Fiscal Year Corporations Need to Do More Math to Calculate Both Their Regular and AMT Tax Liabilities
Because the TCJA changed the corporate income tax rates effective January 1, 2018, the IRS has issued Notice 2018-38, notifying C corporations that have a tax year which straddles that date that they must use a blended rate to calculate their regular tax liability for that tax year. This requires the corporation to follow these four steps:
- Calculate its first tentative tax by applying the old progressive tax rates to its total income for the tax year.
- Calculate its second tentative tax by applying the new 21% flat tax rate to its total income for the tax year.
- Multiply each tentative tax by the proportion of the straddle year to which each tax rate applies.
- Add the results of the two calculations.
Example:
A C corporation with a June 30 tax year-end has taxable income of $1 million. Using the four steps above, its first tentative tax is $340,000. Its second tentative tax is $210,000. The $340,000 is multiplied by 184/365 days to get $171,397. The $210,000 is multiplied by 181/365 days to get $104,137. Then,
$171,397 and $104,137 are added together for a blended regular tax liability of $275,534.
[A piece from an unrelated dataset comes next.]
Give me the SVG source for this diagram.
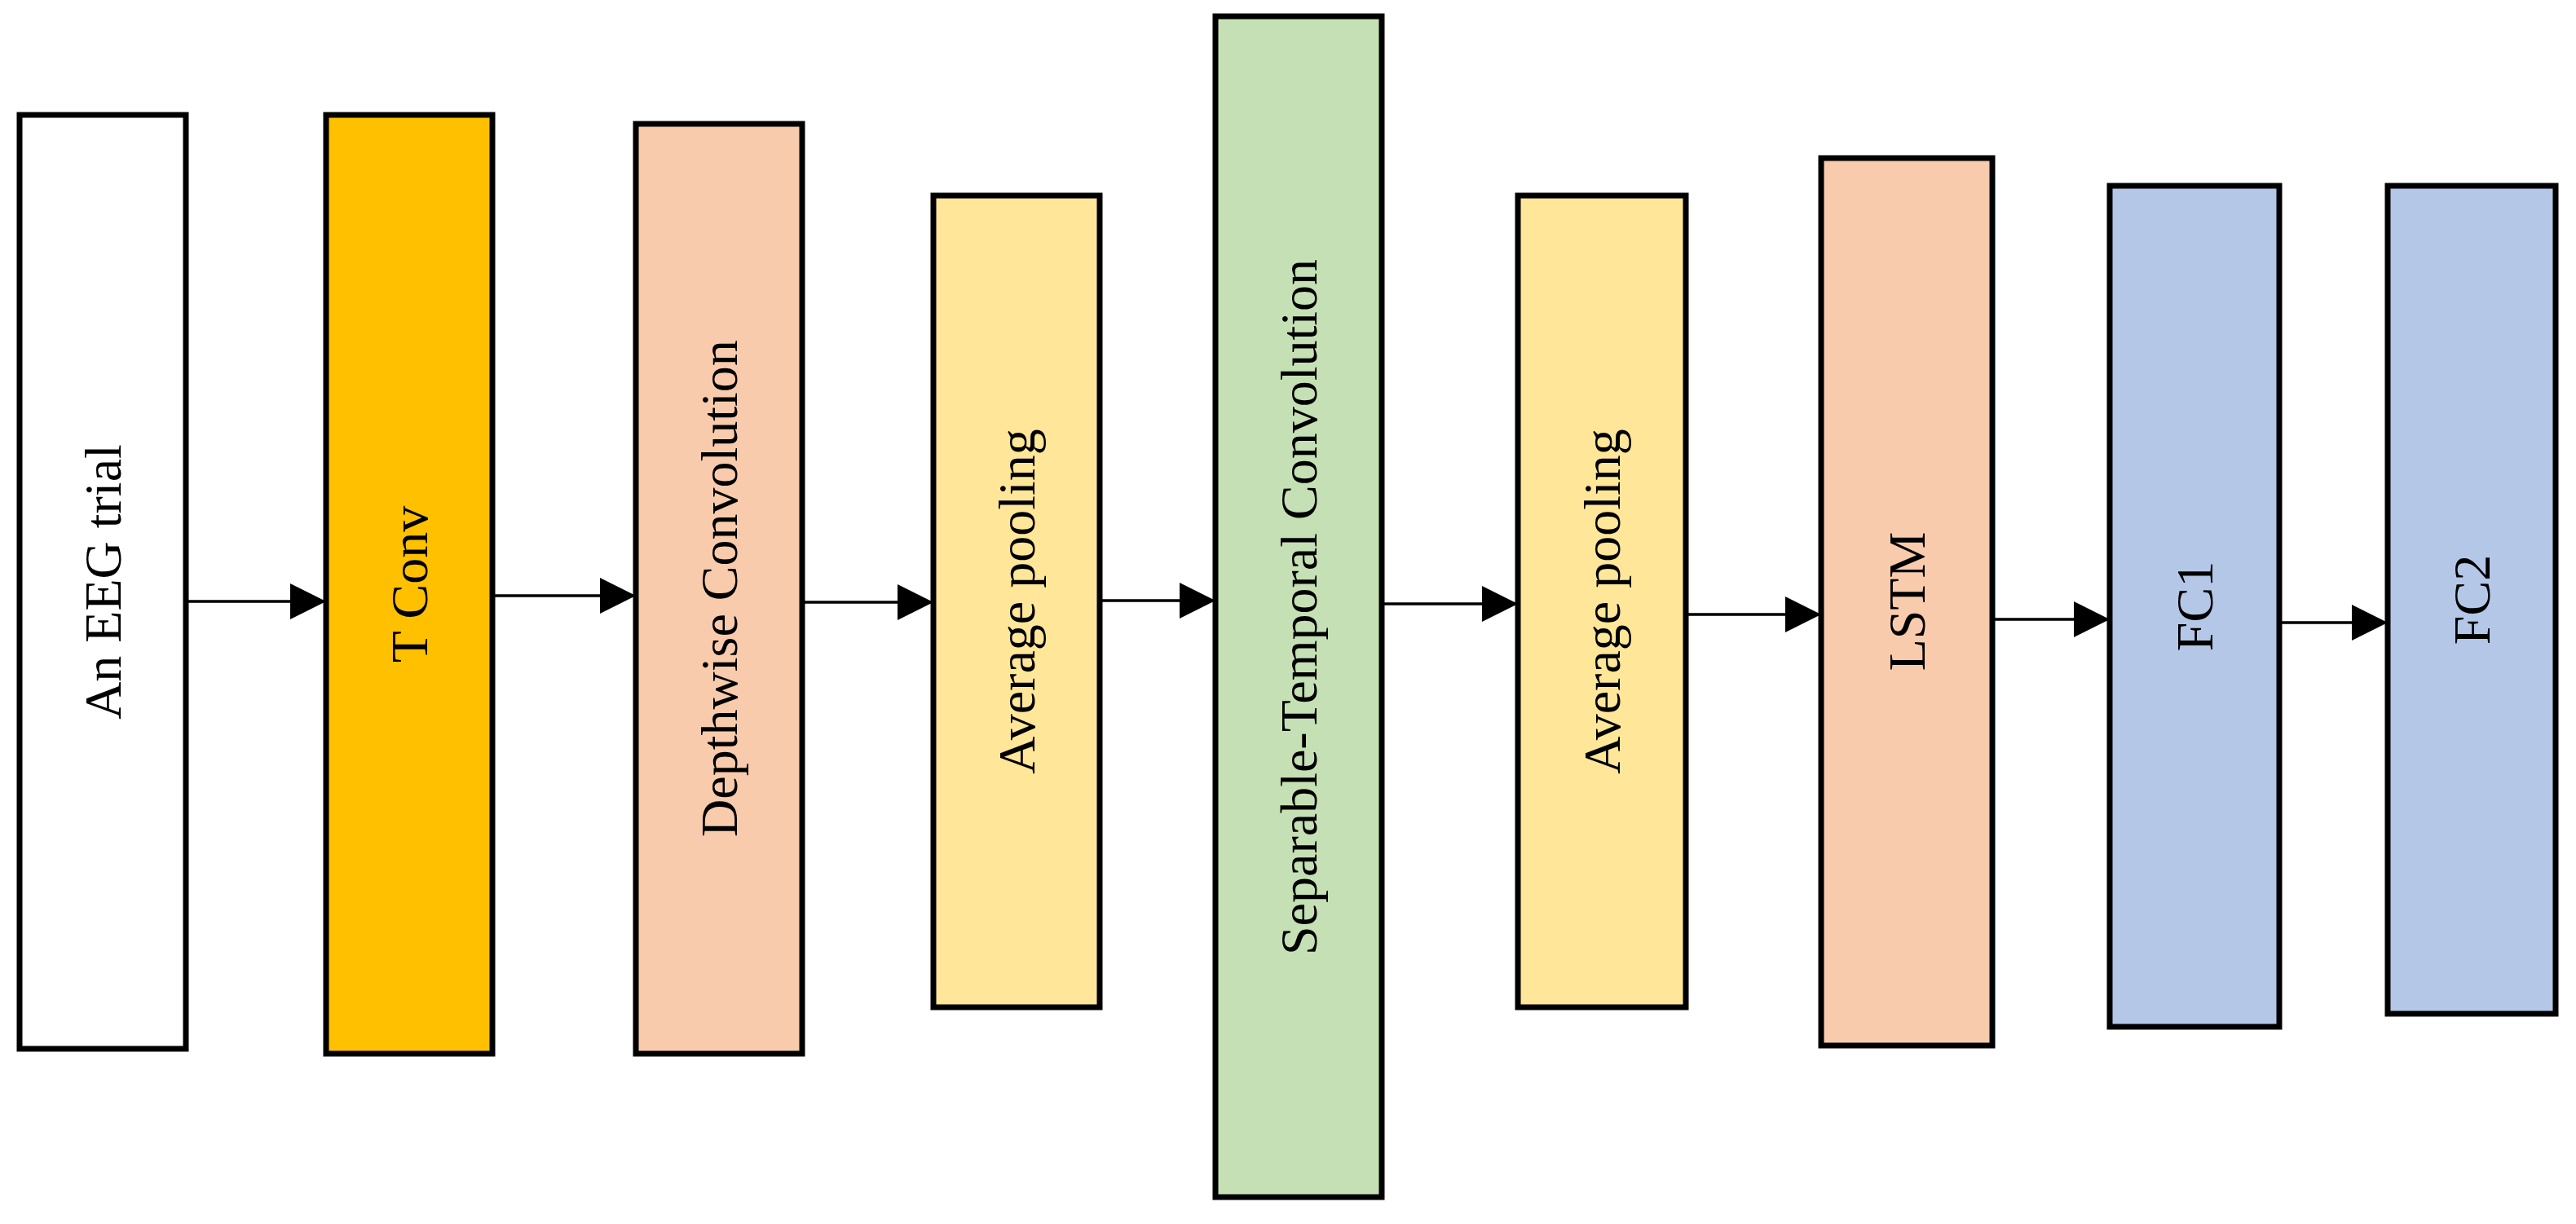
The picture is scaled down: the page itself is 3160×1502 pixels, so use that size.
<svg xmlns="http://www.w3.org/2000/svg" width="3160" height="1502" viewBox="0 0 3160 1502">
<style>
rect{stroke:#000;stroke-width:7}
text{font-family:"Liberation Serif",serif;font-size:64px;fill:#000;text-anchor:middle;dominant-baseline:central}
.c line{stroke:#000;stroke-width:3.5}
</style>
<defs><marker id="a" markerWidth="12" markerHeight="10" refX="12" refY="5" orient="auto" markerUnits="userSpaceOnUse" viewBox="0 0 12 10"><path d="M0,0L12,5L0,10z"/></marker>
<marker id="ah" viewBox="0 0 10 10" refX="10" refY="5" markerWidth="44" markerHeight="44" markerUnits="userSpaceOnUse" orient="auto"><path d="M0,0L10,5L0,10z"/></marker></defs>
<rect width="3160" height="1502" fill="#fff" style="stroke:none"/>
<g id="n1"><rect x="24" y="141" width="204" height="1146" fill="#fff"/><text transform="translate(126,714) rotate(-90)">An EEG trial</text></g>
<g id="n2"><rect x="400" y="141" width="204" height="1152" fill="#FFC000"/><text transform="translate(502,717) rotate(-90)">T Conv</text></g>
<g id="n3"><rect x="780" y="152" width="204" height="1141" fill="#F8CBAD"/><text transform="translate(882,722) rotate(-90)">Depthwise Convolution</text></g>
<g id="n4"><rect x="1145" y="240" width="204" height="996" fill="#FFE699"/><text transform="translate(1247,738) rotate(-90)">Average pooling</text></g>
<g id="n5"><rect x="1491" y="20" width="204" height="1449" fill="#C5E0B4"/><text transform="translate(1593,745) rotate(-90)">Separable-Temporal Convolution</text></g>
<g id="n6"><rect x="1862" y="240" width="206" height="996" fill="#FFE699"/><text transform="translate(1965,738) rotate(-90)">Average pooling</text></g>
<g id="n7"><rect x="2234" y="194" width="210" height="1089" fill="#F8CBAD"/><text transform="translate(2339,738) rotate(-90)">LSTM</text></g>
<g id="n8"><rect x="2588" y="228" width="208" height="1032" fill="#B4C7E7"/><text transform="translate(2692,744) rotate(-90)">FC1</text></g>
<g id="n9"><rect x="2929" y="228" width="206" height="1016" fill="#B4C7E7"/><text transform="translate(3032,736) rotate(-90)">FC2</text></g>
<g class="c" id="connectors">
<line x1="228" y1="738" x2="400" y2="738" marker-end="url(#ah)"/>
<line x1="604" y1="731" x2="780" y2="731" marker-end="url(#ah)"/>
<line x1="984" y1="739" x2="1145" y2="739" marker-end="url(#ah)"/>
<line x1="1349" y1="737" x2="1491" y2="737" marker-end="url(#ah)"/>
<line x1="1695" y1="741" x2="1862" y2="741" marker-end="url(#ah)"/>
<line x1="2068" y1="754" x2="2234" y2="754" marker-end="url(#ah)"/>
<line x1="2444" y1="760" x2="2588" y2="760" marker-end="url(#ah)"/>
<line x1="2796" y1="764" x2="2929" y2="764" marker-end="url(#ah)"/>
</g>
</svg>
In addition to reducing the regular corporate tax rates, the TCJA also eliminated the alternative minimum tax (AMT) for C corporations. When a tax is repealed, Notice 2018-38 explains that the repeal is also treated as a rate change, with the rate for the period after the repeal being zero.
Example:
The same C corporation has AMTI (in excess of its AMT exemption amount) of $2,000,000. Using the same four steps above, its first tentative tax is $400,000. Its second tentative tax is $0. The $400,000 is multiplied by 184/365 days to get $201,644. The $0 is multiplied by 181/365 days to get $0. So the blended AMT tax liability is $201,644.